### Instructions for the task
Return all of the lines below exactly as they are.

### Supplied data

__________________________________________________

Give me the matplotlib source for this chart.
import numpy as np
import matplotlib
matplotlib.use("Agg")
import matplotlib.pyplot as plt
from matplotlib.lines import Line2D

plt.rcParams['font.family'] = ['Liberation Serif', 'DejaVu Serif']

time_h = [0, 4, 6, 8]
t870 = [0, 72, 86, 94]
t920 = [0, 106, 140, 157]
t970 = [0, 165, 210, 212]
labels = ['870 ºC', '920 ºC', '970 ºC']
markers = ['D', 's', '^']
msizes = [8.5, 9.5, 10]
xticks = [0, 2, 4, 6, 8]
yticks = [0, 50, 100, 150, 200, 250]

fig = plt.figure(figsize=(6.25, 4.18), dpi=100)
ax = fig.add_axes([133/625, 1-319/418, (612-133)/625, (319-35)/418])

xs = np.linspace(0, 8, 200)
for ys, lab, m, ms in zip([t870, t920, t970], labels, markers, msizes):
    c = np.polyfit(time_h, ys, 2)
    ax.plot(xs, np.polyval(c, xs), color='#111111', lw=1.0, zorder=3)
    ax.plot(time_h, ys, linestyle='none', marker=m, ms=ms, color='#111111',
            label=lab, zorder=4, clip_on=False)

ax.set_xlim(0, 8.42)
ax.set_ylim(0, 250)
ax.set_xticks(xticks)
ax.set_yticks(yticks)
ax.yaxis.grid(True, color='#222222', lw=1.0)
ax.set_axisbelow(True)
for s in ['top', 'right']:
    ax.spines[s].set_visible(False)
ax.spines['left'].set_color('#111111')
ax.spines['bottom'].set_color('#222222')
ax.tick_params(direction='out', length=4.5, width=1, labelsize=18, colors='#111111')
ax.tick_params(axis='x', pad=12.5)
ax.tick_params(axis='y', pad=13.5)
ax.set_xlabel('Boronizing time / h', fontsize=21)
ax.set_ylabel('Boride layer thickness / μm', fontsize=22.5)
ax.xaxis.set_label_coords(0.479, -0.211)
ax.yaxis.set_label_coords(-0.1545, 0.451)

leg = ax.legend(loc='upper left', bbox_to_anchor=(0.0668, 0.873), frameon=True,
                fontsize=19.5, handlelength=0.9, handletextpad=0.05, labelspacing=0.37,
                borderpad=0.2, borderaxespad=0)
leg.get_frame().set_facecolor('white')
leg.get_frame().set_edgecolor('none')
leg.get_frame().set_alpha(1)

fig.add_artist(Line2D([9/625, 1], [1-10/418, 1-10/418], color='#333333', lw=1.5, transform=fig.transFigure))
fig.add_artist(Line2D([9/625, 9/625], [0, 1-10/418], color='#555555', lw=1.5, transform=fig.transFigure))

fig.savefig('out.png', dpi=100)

__________________________________________________

### Answer to the task
Give me the matplotlib source for this chart.
import numpy as np
import matplotlib
matplotlib.use("Agg")
import matplotlib.pyplot as plt
from matplotlib.lines import Line2D

plt.rcParams['font.family'] = ['Liberation Serif', 'DejaVu Serif']

time_h = [0, 4, 6, 8]
t870 = [0, 72, 86, 94]
t920 = [0, 106, 140, 157]
t970 = [0, 165, 210, 212]
labels = ['870 ºC', '920 ºC', '970 ºC']
markers = ['D', 's', '^']
msizes = [8.5, 9.5, 10]
xticks = [0, 2, 4, 6, 8]
yticks = [0, 50, 100, 150, 200, 250]

fig = plt.figure(figsize=(6.25, 4.18), dpi=100)
ax = fig.add_axes([133/625, 1-319/418, (612-133)/625, (319-35)/418])

xs = np.linspace(0, 8, 200)
for ys, lab, m, ms in zip([t870, t920, t970], labels, markers, msizes):
    c = np.polyfit(time_h, ys, 2)
    ax.plot(xs, np.polyval(c, xs), color='#111111', lw=1.0, zorder=3)
    ax.plot(time_h, ys, linestyle='none', marker=m, ms=ms, color='#111111',
            label=lab, zorder=4, clip_on=False)

ax.set_xlim(0, 8.42)
ax.set_ylim(0, 250)
ax.set_xticks(xticks)
ax.set_yticks(yticks)
ax.yaxis.grid(True, color='#222222', lw=1.0)
ax.set_axisbelow(True)
for s in ['top', 'right']:
    ax.spines[s].set_visible(False)
ax.spines['left'].set_color('#111111')
ax.spines['bottom'].set_color('#222222')
ax.tick_params(direction='out', length=4.5, width=1, labelsize=18, colors='#111111')
ax.tick_params(axis='x', pad=12.5)
ax.tick_params(axis='y', pad=13.5)
ax.set_xlabel('Boronizing time / h', fontsize=21)
ax.set_ylabel('Boride layer thickness / μm', fontsize=22.5)
ax.xaxis.set_label_coords(0.479, -0.211)
ax.yaxis.set_label_coords(-0.1545, 0.451)

leg = ax.legend(loc='upper left', bbox_to_anchor=(0.0668, 0.873), frameon=True,
                fontsize=19.5, handlelength=0.9, handletextpad=0.05, labelspacing=0.37,
                borderpad=0.2, borderaxespad=0)
leg.get_frame().set_facecolor('white')
leg.get_frame().set_edgecolor('none')
leg.get_frame().set_alpha(1)

fig.add_artist(Line2D([9/625, 1], [1-10/418, 1-10/418], color='#333333', lw=1.5, transform=fig.transFigure))
fig.add_artist(Line2D([9/625, 9/625], [0, 1-10/418], color='#555555', lw=1.5, transform=fig.transFigure))

fig.savefig('out.png', dpi=100)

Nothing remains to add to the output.